'''
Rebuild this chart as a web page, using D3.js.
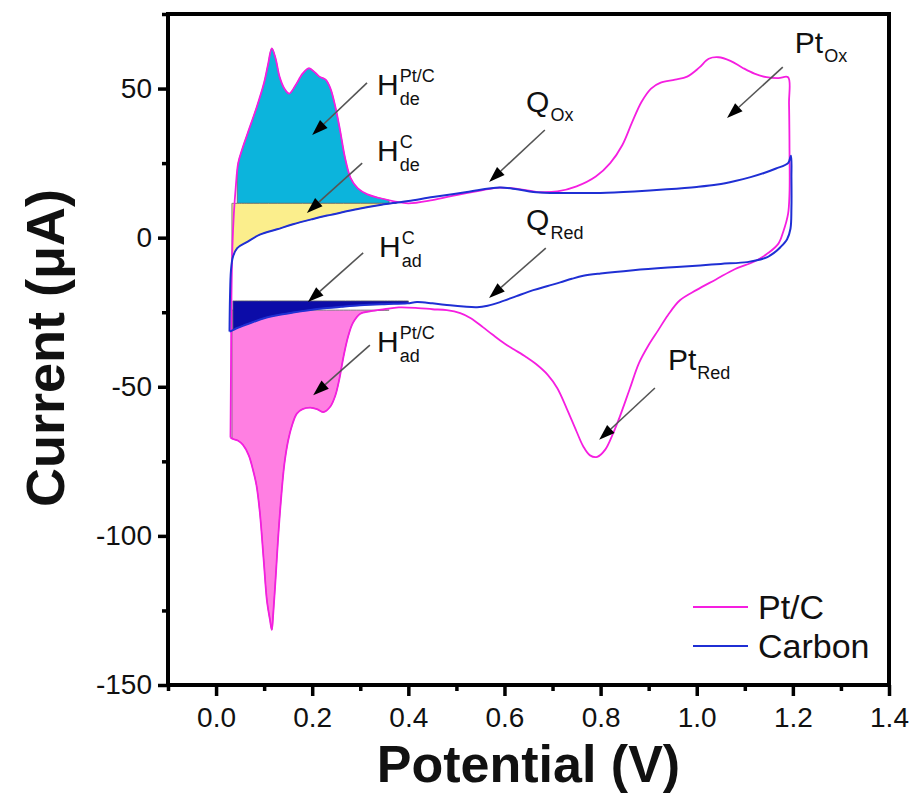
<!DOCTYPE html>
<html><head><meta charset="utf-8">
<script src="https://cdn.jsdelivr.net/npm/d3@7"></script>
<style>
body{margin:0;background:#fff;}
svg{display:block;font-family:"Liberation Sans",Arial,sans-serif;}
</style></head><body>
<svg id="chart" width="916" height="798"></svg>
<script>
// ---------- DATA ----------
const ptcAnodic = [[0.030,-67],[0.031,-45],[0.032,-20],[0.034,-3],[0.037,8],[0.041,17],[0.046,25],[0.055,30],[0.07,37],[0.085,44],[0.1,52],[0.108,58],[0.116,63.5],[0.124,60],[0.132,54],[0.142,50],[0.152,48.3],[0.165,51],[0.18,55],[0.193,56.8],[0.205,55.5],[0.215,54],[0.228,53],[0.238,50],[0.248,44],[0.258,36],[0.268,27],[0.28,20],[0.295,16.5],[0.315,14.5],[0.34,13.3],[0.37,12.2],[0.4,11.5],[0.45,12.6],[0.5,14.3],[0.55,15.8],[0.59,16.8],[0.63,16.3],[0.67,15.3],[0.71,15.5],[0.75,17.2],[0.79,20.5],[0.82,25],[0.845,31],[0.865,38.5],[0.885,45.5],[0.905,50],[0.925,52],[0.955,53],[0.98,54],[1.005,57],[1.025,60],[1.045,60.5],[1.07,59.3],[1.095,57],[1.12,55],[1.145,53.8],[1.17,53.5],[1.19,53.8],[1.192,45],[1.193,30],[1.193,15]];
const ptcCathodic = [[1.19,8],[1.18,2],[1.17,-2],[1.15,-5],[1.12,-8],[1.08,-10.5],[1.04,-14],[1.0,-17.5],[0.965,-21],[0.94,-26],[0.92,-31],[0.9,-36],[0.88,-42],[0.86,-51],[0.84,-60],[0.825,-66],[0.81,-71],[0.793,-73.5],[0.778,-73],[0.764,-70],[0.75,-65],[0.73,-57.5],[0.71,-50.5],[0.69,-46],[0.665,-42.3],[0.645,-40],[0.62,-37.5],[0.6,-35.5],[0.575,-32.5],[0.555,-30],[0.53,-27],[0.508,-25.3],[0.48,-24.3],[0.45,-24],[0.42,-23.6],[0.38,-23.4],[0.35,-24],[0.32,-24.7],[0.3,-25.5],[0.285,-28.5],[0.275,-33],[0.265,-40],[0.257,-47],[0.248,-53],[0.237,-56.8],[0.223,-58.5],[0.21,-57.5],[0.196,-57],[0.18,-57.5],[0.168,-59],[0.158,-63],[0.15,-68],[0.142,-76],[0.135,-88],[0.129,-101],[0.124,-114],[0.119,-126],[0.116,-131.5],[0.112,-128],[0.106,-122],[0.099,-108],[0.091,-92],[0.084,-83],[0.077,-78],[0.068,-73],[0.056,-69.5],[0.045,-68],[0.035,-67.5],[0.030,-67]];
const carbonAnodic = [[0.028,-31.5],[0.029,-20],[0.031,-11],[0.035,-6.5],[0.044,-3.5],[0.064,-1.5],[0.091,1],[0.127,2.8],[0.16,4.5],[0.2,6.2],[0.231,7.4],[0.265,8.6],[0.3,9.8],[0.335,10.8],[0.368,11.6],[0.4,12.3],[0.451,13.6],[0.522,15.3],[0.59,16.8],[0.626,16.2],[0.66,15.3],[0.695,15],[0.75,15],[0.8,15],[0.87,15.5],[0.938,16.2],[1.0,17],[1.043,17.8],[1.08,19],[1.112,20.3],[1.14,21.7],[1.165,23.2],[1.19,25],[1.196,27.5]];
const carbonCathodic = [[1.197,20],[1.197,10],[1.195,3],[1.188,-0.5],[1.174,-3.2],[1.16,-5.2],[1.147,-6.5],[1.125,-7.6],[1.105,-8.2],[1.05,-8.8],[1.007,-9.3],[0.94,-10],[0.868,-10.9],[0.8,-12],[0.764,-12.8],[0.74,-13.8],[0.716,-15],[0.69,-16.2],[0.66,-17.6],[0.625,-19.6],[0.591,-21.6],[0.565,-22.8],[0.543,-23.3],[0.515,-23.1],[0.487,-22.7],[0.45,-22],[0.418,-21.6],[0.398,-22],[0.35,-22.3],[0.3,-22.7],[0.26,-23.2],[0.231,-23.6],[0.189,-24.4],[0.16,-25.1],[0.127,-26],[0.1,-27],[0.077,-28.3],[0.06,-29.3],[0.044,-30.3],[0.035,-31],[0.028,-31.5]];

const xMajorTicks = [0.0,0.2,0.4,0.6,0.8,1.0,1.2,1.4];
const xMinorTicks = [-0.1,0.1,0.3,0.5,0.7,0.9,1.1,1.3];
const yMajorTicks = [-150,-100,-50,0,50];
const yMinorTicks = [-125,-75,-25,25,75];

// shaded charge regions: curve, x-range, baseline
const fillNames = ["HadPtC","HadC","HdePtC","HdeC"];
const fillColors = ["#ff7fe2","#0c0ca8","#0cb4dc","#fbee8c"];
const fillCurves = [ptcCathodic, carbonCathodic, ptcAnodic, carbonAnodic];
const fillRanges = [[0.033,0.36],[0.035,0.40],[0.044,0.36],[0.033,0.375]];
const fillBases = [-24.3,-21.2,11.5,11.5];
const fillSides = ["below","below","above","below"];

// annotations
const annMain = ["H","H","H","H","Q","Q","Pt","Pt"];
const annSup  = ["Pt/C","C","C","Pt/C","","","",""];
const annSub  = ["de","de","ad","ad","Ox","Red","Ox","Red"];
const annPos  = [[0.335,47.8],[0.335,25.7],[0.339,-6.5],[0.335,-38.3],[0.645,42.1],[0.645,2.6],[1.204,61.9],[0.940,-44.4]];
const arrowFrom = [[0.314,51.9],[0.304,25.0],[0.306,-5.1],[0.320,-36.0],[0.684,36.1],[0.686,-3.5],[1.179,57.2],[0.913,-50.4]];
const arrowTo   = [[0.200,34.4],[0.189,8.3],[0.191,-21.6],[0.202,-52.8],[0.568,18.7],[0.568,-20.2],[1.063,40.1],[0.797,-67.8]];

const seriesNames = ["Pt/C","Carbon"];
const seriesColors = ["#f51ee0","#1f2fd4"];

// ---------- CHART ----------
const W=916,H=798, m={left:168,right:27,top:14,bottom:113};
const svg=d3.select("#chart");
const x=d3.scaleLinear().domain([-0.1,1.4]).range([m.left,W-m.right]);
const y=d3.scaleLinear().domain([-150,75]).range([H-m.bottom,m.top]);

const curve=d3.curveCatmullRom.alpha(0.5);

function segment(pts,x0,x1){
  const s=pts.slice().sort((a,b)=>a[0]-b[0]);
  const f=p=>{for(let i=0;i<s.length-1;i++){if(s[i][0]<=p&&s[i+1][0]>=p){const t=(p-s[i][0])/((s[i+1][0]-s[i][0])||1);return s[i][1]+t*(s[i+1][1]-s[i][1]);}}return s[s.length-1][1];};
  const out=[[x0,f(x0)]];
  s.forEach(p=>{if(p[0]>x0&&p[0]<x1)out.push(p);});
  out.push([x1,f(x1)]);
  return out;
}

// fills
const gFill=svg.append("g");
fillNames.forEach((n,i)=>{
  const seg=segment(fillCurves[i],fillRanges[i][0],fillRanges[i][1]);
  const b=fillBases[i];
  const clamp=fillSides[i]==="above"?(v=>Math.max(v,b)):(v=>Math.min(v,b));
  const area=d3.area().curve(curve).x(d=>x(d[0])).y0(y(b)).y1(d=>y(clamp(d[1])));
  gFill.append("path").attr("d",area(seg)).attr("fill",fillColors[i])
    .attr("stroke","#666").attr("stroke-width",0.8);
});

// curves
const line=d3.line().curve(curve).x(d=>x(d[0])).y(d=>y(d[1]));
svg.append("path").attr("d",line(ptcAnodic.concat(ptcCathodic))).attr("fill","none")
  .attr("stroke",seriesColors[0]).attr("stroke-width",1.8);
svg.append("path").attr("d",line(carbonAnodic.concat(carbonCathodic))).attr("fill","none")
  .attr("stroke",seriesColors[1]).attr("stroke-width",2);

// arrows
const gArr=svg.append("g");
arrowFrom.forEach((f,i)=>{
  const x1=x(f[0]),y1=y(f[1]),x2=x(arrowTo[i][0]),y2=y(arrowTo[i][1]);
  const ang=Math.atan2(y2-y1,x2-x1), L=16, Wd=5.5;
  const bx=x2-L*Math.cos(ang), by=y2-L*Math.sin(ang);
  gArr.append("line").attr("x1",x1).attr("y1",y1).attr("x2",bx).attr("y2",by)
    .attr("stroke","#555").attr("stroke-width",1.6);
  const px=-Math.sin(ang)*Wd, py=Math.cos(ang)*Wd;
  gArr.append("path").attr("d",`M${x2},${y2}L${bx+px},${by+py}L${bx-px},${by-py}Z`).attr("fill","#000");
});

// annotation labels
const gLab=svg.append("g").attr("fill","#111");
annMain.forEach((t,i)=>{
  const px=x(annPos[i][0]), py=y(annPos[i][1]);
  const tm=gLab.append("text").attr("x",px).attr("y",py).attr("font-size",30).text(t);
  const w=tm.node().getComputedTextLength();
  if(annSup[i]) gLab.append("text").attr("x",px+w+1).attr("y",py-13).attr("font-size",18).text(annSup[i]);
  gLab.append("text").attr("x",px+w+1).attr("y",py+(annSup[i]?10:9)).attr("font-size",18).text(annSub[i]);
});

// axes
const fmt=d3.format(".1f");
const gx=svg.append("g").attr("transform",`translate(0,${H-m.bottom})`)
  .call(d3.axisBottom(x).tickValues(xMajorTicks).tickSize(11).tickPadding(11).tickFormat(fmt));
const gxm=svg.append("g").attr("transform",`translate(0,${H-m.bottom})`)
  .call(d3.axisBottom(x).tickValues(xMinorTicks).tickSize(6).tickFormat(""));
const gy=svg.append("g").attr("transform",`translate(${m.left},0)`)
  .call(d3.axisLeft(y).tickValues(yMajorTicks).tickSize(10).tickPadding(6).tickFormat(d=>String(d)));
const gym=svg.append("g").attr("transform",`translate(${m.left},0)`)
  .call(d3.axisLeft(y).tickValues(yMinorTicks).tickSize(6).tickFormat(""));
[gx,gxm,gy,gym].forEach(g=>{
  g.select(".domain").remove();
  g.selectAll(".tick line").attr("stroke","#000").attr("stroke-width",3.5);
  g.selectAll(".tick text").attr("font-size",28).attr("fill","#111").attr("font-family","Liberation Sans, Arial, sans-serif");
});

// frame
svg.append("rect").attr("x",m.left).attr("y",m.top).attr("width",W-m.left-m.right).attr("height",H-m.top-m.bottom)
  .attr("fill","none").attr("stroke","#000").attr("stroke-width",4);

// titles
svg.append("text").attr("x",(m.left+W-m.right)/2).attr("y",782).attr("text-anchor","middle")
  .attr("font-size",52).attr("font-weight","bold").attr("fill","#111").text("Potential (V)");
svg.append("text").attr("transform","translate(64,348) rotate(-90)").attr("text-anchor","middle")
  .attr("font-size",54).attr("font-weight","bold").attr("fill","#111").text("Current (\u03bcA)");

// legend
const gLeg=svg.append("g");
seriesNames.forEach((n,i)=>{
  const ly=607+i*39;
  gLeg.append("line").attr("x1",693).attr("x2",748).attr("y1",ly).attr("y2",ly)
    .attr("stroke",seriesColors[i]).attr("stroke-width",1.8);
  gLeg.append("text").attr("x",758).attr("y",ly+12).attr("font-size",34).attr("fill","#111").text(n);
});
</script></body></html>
'''
'''
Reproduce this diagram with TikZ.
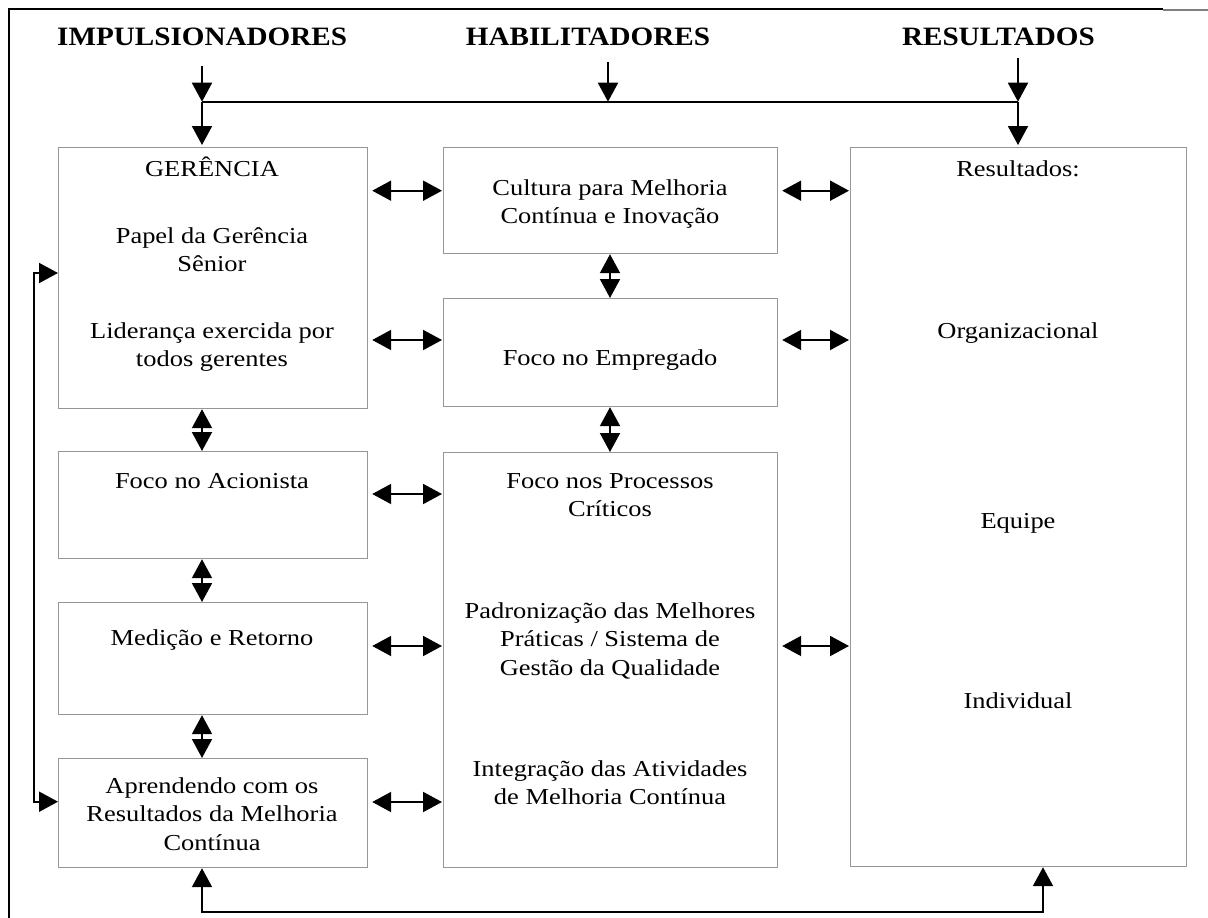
'''
● **EXERCISE INSTRUCTIONS**: Using the material above, report each line where "this" occurs.

● **WRITTEN SOLUTION**:
Rebuild this chart as a web page, using D3.js.
Reproduce this diagram with TikZ.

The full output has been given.